[Start]

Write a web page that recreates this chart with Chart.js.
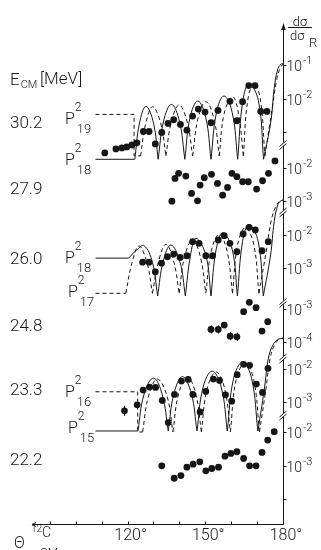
<!DOCTYPE html>
<html lang="en">
<head>
<meta charset="UTF-8">
<title>12C + 12C back-angle cross sections</title>
<style>
  html, body { margin: 0; padding: 0; background: #fff; }
  .chartBox { width: 321px; height: 550px; }
</style>
</head>
<body>
<div class="chartBox"><canvas id="myChart" width="321" height="550"></canvas></div>
<script src="https://cdn.jsdelivr.net/npm/chart.js"></script>
<script>
// angles are theta c.m. in degrees, values are log10(dsigma/dsigma_R)
var energies = ['30.2', '27.9', '26.0', '24.8', '23.3', '22.2'];

var theta302 = [111.2, 115.5, 117.8, 119.7, 121.7, 123.6, 126.1, 128.3, 130.7, 133.2, 135.6, 137.8, 140.4, 142.9, 145.1, 147.3, 149.9, 152.2, 154.9, 159.5, 162.2, 164.4, 166.8, 169.2, 171.4, 173.8];
var lg302 = [-3.61, -3.49, -3.46, -3.43, -3.37, -3.31, -2.97, -2.97, -3.34, -3.00, -2.73, -2.62, -2.76, -2.93, -2.51, -2.30, -2.39, -2.71, -2.34, -2.07, -2.65, -2.08, -1.60, -1.60, -2.37, -2.37];

var theta279 = [137.1, 138.3, 139.7, 142.5, 144.7, 147.0, 148.0, 149.6, 152.4, 154.7, 156.7, 158.6, 160.3, 162.2, 164.4, 166.6, 169.8, 172.1, 174.4, 176.9];
var lg279 = [-2.99, -2.31, -2.16, -2.24, -2.76, -2.98, -2.51, -2.29, -2.19, -2.46, -2.81, -2.58, -2.16, -2.26, -2.41, -2.41, -2.63, -2.38, -2.16, -1.79];

var theta260 = [125.8, 128.3, 130.7, 133.1, 135.4, 137.8, 140.3, 142.9, 145.1, 147.6, 150.2, 152.8, 155.0, 157.3, 159.5, 162.2, 164.6, 166.9, 169.3, 171.9, 174.3];
var lg260 = [-2.81, -2.81, -3.10, -2.84, -2.65, -2.57, -2.67, -2.62, -2.20, -2.25, -2.62, -2.62, -2.15, -2.02, -2.25, -2.50, -1.97, -1.77, -1.85, -2.47, -2.20];

var theta248 = [152.2, 155.0, 157.3, 159.6, 162.2, 164.8, 167.0, 169.6, 171.9, 174.1];
var lg248 = [-3.61, -3.61, -3.48, -3.81, -3.83, -3.08, -2.80, -2.96, -3.66, -3.38];
var err248 = [0.12, 0.12, 0, 0.12, 0.12, 0, 0, 0, 0, 0];

var theta233 = [118.8, 123.7, 126.0, 128.5, 130.8, 133.4, 135.7, 138.1, 140.8, 143.4, 145.2, 148.0, 150.2, 153.1, 155.5, 157.8, 160.2, 162.3, 164.8, 167.1, 169.7, 172.1, 174.2];
var lg233 = [-3.25, -3.07, -2.63, -2.54, -2.55, -2.94, -3.60, -2.76, -2.36, -2.31, -2.76, -3.28, -2.67, -2.30, -2.34, -2.77, -2.96, -2.17, -1.86, -1.89, -2.45, -2.70, -1.98];
var err233 = [0.15, 0, 0, 0, 0, 0, 0, 0, 0, 0, 0, 0, 0, 0, 0, 0, 0, 0, 0, 0, 0, 0, 0];

var theta222 = [133.2, 138.0, 140.6, 142.9, 145.3, 147.9, 150.2, 152.5, 155.1, 157.6, 159.9, 162.2, 164.8, 167.1, 169.6, 171.9, 174.1, 176.6];
var lg222 = [-3.01, -3.38, -3.30, -3.05, -2.96, -2.89, -3.16, -3.09, -3.05, -2.72, -2.64, -2.59, -2.79, -3.01, -3.01, -2.61, -2.24, -1.99];

// |P_L^2(cos theta)|^2 curves as [theta, log10]
var p18at302 = [[122.8,-3.8],[124.6,-2.72],[127.1,-2.22],[130.0,-2.72],[131.8,-3.8],[133.9,-2.66],[136.9,-2.16],[140.0,-2.66],[142.1,-3.8],[144.1,-2.56],[147.1,-2.06],[150.2,-2.56],[152.2,-3.8],[154.3,-2.41],[157.2,-1.91],[160.4,-2.41],[162.5,-3.8],[164.5,-2.05],[166.9,-1.55],[170.5,-2.05],[172.5,-3.8],[175.3,-2.68],[176.6,-1.68],[177.9,-1.13],[179.2,-0.96],[180,-0.95]];
var p19at302 = [[125.0,-3.7],[127.0,-2.73],[129.65,-2.23],[132.8,-2.73],[134.8,-3.7],[136.9,-2.68],[139.9,-2.18],[143.0,-2.68],[145.1,-3.7],[147.2,-2.58],[150.2,-2.08],[153.3,-2.58],[155.4,-3.7],[157.3,-2.43],[160.5,-1.93],[162.8,-2.43],[164.7,-3.7],[166.4,-2.03],[168.9,-1.53],[171.3,-2.03],[173.0,-3.7],[175.8,-2.3],[177.5,-1.45],[179,-1.05],[180,-0.97]];
var p18at260 = [[120.4,-2.69],[123.5,-2.45],[126.4,-2.32],[129.6,-2.82],[131.6,-3.82],[133.7,-2.8],[136.7,-2.30],[140.2,-2.8],[142.3,-3.82],[144.3,-2.6],[146.4,-2.10],[150.2,-2.6],[152.2,-3.82],[154.2,-2.43],[156.7,-1.93],[160.4,-2.43],[162.4,-3.82],[164.4,-2.19],[166.9,-1.69],[170.4,-2.19],[172.4,-3.82],[175.2,-2.6],[176.6,-1.6],[178,-1.1],[179.2,-0.98],[180,-0.96]];
var p17at260 = [[119.3,-3.74],[121.7,-2.83],[124.4,-2.33],[127.5,-2.83],[129.6,-3.74],[132.0,-2.78],[134.8,-2.28],[137.8,-2.78],[139.9,-3.74],[142.0,-2.65],[145.1,-2.15],[148.1,-2.65],[150.2,-3.74],[152.3,-2.48],[155.4,-1.98],[158.4,-2.48],[160.5,-3.74],[162.5,-2.28],[165.5,-1.78],[168.7,-2.28],[170.7,-3.74],[173.5,-2.5],[175.5,-1.55],[177.5,-1.1],[179,-0.98],[180,-0.96]];
var p15at233 = [[124.0,-3.85],[126.3,-2.77],[130.0,-2.27],[133.4,-2.77],[135.7,-3.85],[137.9,-2.73],[141.2,-2.23],[144.6,-2.73],[146.8,-3.85],[149.1,-2.56],[152.6,-2.06],[156.2,-2.56],[158.5,-3.85],[160.9,-2.29],[164.4,-1.79],[167.9,-2.29],[170.3,-3.85],[172.8,-2.6],[174.3,-1.7],[176,-1.3],[178,-1.12],[180,-1.08]];
var p16at233 = [[125.8,-3.88],[128.1,-2.8],[131.5,-2.30],[135.2,-2.8],[137.5,-3.88],[139.7,-2.74],[143.1,-2.24],[146.3,-2.74],[148.5,-3.88],[150.7,-2.59],[154.2,-2.09],[157.5,-2.59],[159.7,-3.88],[161.9,-2.32],[165.4,-1.82],[168.7,-2.32],[170.9,-3.88],[173.4,-2.6],[175,-1.7],[176.6,-1.3],[178.4,-1.12],[180,-1.08]];

// label leader lines
var lead19 = [[107.6,-2.46],[122.5,-2.46],[122.5,-3.7],[125.0,-3.7]];
var lead18a = [[107.6,-3.8],[122.8,-3.8]];
var lead18b = [[107.6,-2.69],[120.4,-2.69]];
var lead17 = [[107.6,-3.74],[119.3,-3.74]];
var lead16 = [[107.6,-2.68],[123.9,-2.68],[123.9,-3.88],[125.8,-3.88]];
var lead15 = [[107.6,-3.85],[124.0,-3.85]];

// each panel sits on a shared axis measured in decades
var panelOffset = [14.687, 12.627, 10.627, 9.418, 6.627, 4.746];
var panelTicks = [[-1, -2], [-2, -3], [-2, -3], [-3, -4], [-2, -3], [-2, -3]];
var panelMinor = [[-3], [], [], [], [], [-4]];
var breaks = [11.328, 9.313, 6.612, 4.955, 3.254];
var xLabels = [120, 150, 180];

var ink = '#161616';
var fam = 'Roboto, "Liberation Sans", Arial, sans-serif';

function dots(th, lg, p, err) {
    return {
        data: th.map(function (t, i) { return { x: t, y: panelOffset[p] + lg[i] }; }),
        err: err || null,
        showLine: false,
        pointRadius: 3.4,
        pointBorderWidth: 0,
        pointBackgroundColor: ink
    };
}
function line(pairs, p, dashed, tension) {
    return {
        data: pairs.map(function (d) { return { x: d[0], y: panelOffset[p] + d[1] }; }),
        showLine: true,
        pointRadius: 0,
        borderColor: ink,
        borderWidth: 1,
        tension: tension,
        borderDash: dashed ? [4, 3] : []
    };
}
// one dataset per lobe, so the zeros stay sharp cusps
function lobes(pairs, p, dashed) {
    var out = [], cur = [pairs[0]];
    for (var i = 1; i < pairs.length; i++) {
        cur.push(pairs[i]);
        var isMin = i < pairs.length - 1 && pairs[i][1] < pairs[i - 1][1] && pairs[i][1] < pairs[i + 1][1];
        if (isMin) {
            out.push(line(cur, p, dashed, 0.4));
            cur = [pairs[i]];
        }
    }
    if (cur.length > 1) out.push(line(cur, p, dashed, 0.4));
    return out;
}

var errorBars = {
    id: 'errorBars',
    afterDatasetsDraw: function (chart) {
        var ctx = chart.ctx, ys = chart.scales.y;
        ctx.save();
        ctx.strokeStyle = ink;
        ctx.lineWidth = 1;
        chart.data.datasets.forEach(function (ds, i) {
            if (!ds.err) return;
            chart.getDatasetMeta(i).data.forEach(function (pt, j) {
                var e = ds.err[j];
                if (!e) return;
                var v = ds.data[j].y;
                ctx.beginPath();
                ctx.moveTo(Math.round(pt.x) + 0.5, ys.getPixelForValue(v + e));
                ctx.lineTo(Math.round(pt.x) + 0.5, ys.getPixelForValue(v - e));
                ctx.stroke();
            });
        });
        ctx.restore();
    }
};

var decor = {
    id: 'decor',
    afterDraw: function (chart) {
        var ctx = chart.ctx, xs = chart.scales.x, ys = chart.scales.y, a = chart.chartArea;
        var X = Math.round(xs.getPixelForValue(180)) + 0.5;
        var B = Math.round(a.bottom) + 0.5;
        function seg(x1, y1, x2, y2) {
            ctx.beginPath(); ctx.moveTo(x1, y1); ctx.lineTo(x2, y2); ctx.stroke();
        }
        function txt(s, x, y, size, align) {
            ctx.font = '300 ' + size + 'px ' + fam;
            ctx.textAlign = align || 'left';
            ctx.fillText(s, x, y);
            return ctx.measureText(s).width;
        }
        ctx.save();
        ctx.strokeStyle = ink;
        ctx.fillStyle = ink;
        ctx.lineWidth = 1;
        ctx.textBaseline = 'alphabetic';

        // axes
        seg(X, a.top - 2, X, B);
        seg(a.left, B, X, B);
        ctx.beginPath();
        ctx.moveTo(X, a.top - 5); ctx.lineTo(X - 2.2, a.top + 2); ctx.lineTo(X + 2.2, a.top + 2);
        ctx.closePath(); ctx.fill();
        seg(a.left, B, a.left + 4, B - 2);
        seg(a.left, B, a.left + 4, B + 2);

        // theta ticks every 10 degrees, inward
        for (var t = 90; t <= 180; t += 10) {
            var tx = Math.round(xs.getPixelForValue(t)) + 0.5;
            seg(tx, B, tx, B - 3);
        }
        xLabels.forEach(function (v) {
            var px = xs.getPixelForValue(v);
            ctx.font = '300 16px ' + fam;
            var w = ctx.measureText(String(v)).width;
            txt(v + '\u00b0', px - w / 2, 540, 16);
        });

        // decade ticks and labels per panel
        panelTicks.forEach(function (list, p) {
            list.forEach(function (e) {
                var y = Math.round(ys.getPixelForValue(panelOffset[p] + e)) + 0.5;
                seg(X, y, X + 3, y);
                var w = txt('10', X + 3, y + 5.5, 14);
                txt('-' + Math.abs(e), X + 4 + w, y - 2, 11);
            });
            panelMinor[p].forEach(function (e) {
                var y = Math.round(ys.getPixelForValue(panelOffset[p] + e)) + 0.5;
                seg(X, y, X + 3, y);
            });
        });

        // axis breaks
        breaks.forEach(function (b) {
            var y = ys.getPixelForValue(b);
            ctx.fillStyle = '#fff';
            ctx.fillRect(X - 1, y - 2, 2, 3);
            ctx.fillStyle = ink;
            seg(X - 4, y + 2, X + 3, y - 4);
            seg(X - 4, y + 5, X + 3, y - 1);
        });

        // y axis title
        txt('d\u03c3', 300, 25.5, 13, 'center');
        seg(288, 27.5, 312, 27.5);
        txt('d\u03c3', 290, 40, 13);
        txt('R', 309, 47, 13);

        // energy column
        var w2 = txt('E', 10, 85, 17);
        txt('CM', 10 + w2 + 1, 88, 11);
        txt('[MeV]', 40, 84, 17);
        var eY = [127.5, 194, 264, 331, 395, 465];
        energies.forEach(function (s, i) { txt(s, 10, eY[i], 17); });

        // Legendre labels
        var pl = [
            { n: '19', x: 65, y: 123.5 },
            { n: '18', x: 65, y: 165 },
            { n: '18', x: 65, y: 263 },
            { n: '17', x: 68, y: 297 },
            { n: '16', x: 65, y: 397 },
            { n: '15', x: 68, y: 433 }
        ];
        pl.forEach(function (o) {
            var w = txt('P', o.x, o.y, 16);
            txt('2', o.x + w, o.y - 13, 12);
            txt(o.n, o.x + w + 2, o.y + 9, 13);
        });

        // theta label
        txt('\u0398', 14, 548, 16);
        txt('12', 31, 532, 10);
        txt('C', 42, 537, 14);
        txt('CM', 40, 557, 12);
        ctx.restore();
    }
};

var datasets = [
    dots(theta302, lg302, 0),
    dots(theta279, lg279, 1),
    dots(theta260, lg260, 2),
    dots(theta248, lg248, 3, err248),
    dots(theta233, lg233, 4, err233),
    dots(theta222, lg222, 5)
].concat(
    lobes(p18at302, 0, false),
    lobes(p19at302, 0, true),
    lobes(p18at260, 2, false),
    lobes(p17at260, 2, true),
    lobes(p15at233, 4, false),
    lobes(p16at233, 4, true),
    [
        line(lead19, 0, true, 0),
        line(lead18a, 0, false, 0),
        line(lead18b, 2, false, 0),
        line(lead17, 2, true, 0),
        line(lead16, 4, true, 0),
        line(lead15, 4, false, 0)
    ]
);

var myChart = new Chart(document.getElementById('myChart').getContext('2d'), {
    type: 'scatter',
    data: { datasets: datasets },
    options: {
        responsive: false,
        animation: false,
        layout: { padding: { left: 32, right: 38, top: 28, bottom: 26 } },
        scales: {
            x: { type: 'linear', min: 83.1, max: 180, display: false },
            y: { type: 'linear', min: 0, max: 14.806, display: false }
        },
        plugins: {
            legend: { display: false },
            tooltip: { enabled: false }
        }
    },
    plugins: [errorBars, decor]
});
</script>
</body>
</html>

[End]

**Exercise**
Take the lines from the start of the material to the line with "-1.85, -2.47, -2.20];", both included, and transcribe them exactly without the pictures.

**Written solution**
Write a web page that recreates this chart with Chart.js.
<!DOCTYPE html>
<html lang="en">
<head>
<meta charset="UTF-8">
<title>12C + 12C back-angle cross sections</title>
<style>
  html, body { margin: 0; padding: 0; background: #fff; }
  .chartBox { width: 321px; height: 550px; }
</style>
</head>
<body>
<div class="chartBox"><canvas id="myChart" width="321" height="550"></canvas></div>
<script src="https://cdn.jsdelivr.net/npm/chart.js"></script>
<script>
// angles are theta c.m. in degrees, values are log10(dsigma/dsigma_R)
var energies = ['30.2', '27.9', '26.0', '24.8', '23.3', '22.2'];

var theta302 = [111.2, 115.5, 117.8, 119.7, 121.7, 123.6, 126.1, 128.3, 130.7, 133.2, 135.6, 137.8, 140.4, 142.9, 145.1, 147.3, 149.9, 152.2, 154.9, 159.5, 162.2, 164.4, 166.8, 169.2, 171.4, 173.8];
var lg302 = [-3.61, -3.49, -3.46, -3.43, -3.37, -3.31, -2.97, -2.97, -3.34, -3.00, -2.73, -2.62, -2.76, -2.93, -2.51, -2.30, -2.39, -2.71, -2.34, -2.07, -2.65, -2.08, -1.60, -1.60, -2.37, -2.37];

var theta279 = [137.1, 138.3, 139.7, 142.5, 144.7, 147.0, 148.0, 149.6, 152.4, 154.7, 156.7, 158.6, 160.3, 162.2, 164.4, 166.6, 169.8, 172.1, 174.4, 176.9];
var lg279 = [-2.99, -2.31, -2.16, -2.24, -2.76, -2.98, -2.51, -2.29, -2.19, -2.46, -2.81, -2.58, -2.16, -2.26, -2.41, -2.41, -2.63, -2.38, -2.16, -1.79];

var theta260 = [125.8, 128.3, 130.7, 133.1, 135.4, 137.8, 140.3, 142.9, 145.1, 147.6, 150.2, 152.8, 155.0, 157.3, 159.5, 162.2, 164.6, 166.9, 169.3, 171.9, 174.3];
var lg260 = [-2.81, -2.81, -3.10, -2.84, -2.65, -2.57, -2.67, -2.62, -2.20, -2.25, -2.62, -2.62, -2.15, -2.02, -2.25, -2.50, -1.97, -1.77, -1.85, -2.47, -2.20];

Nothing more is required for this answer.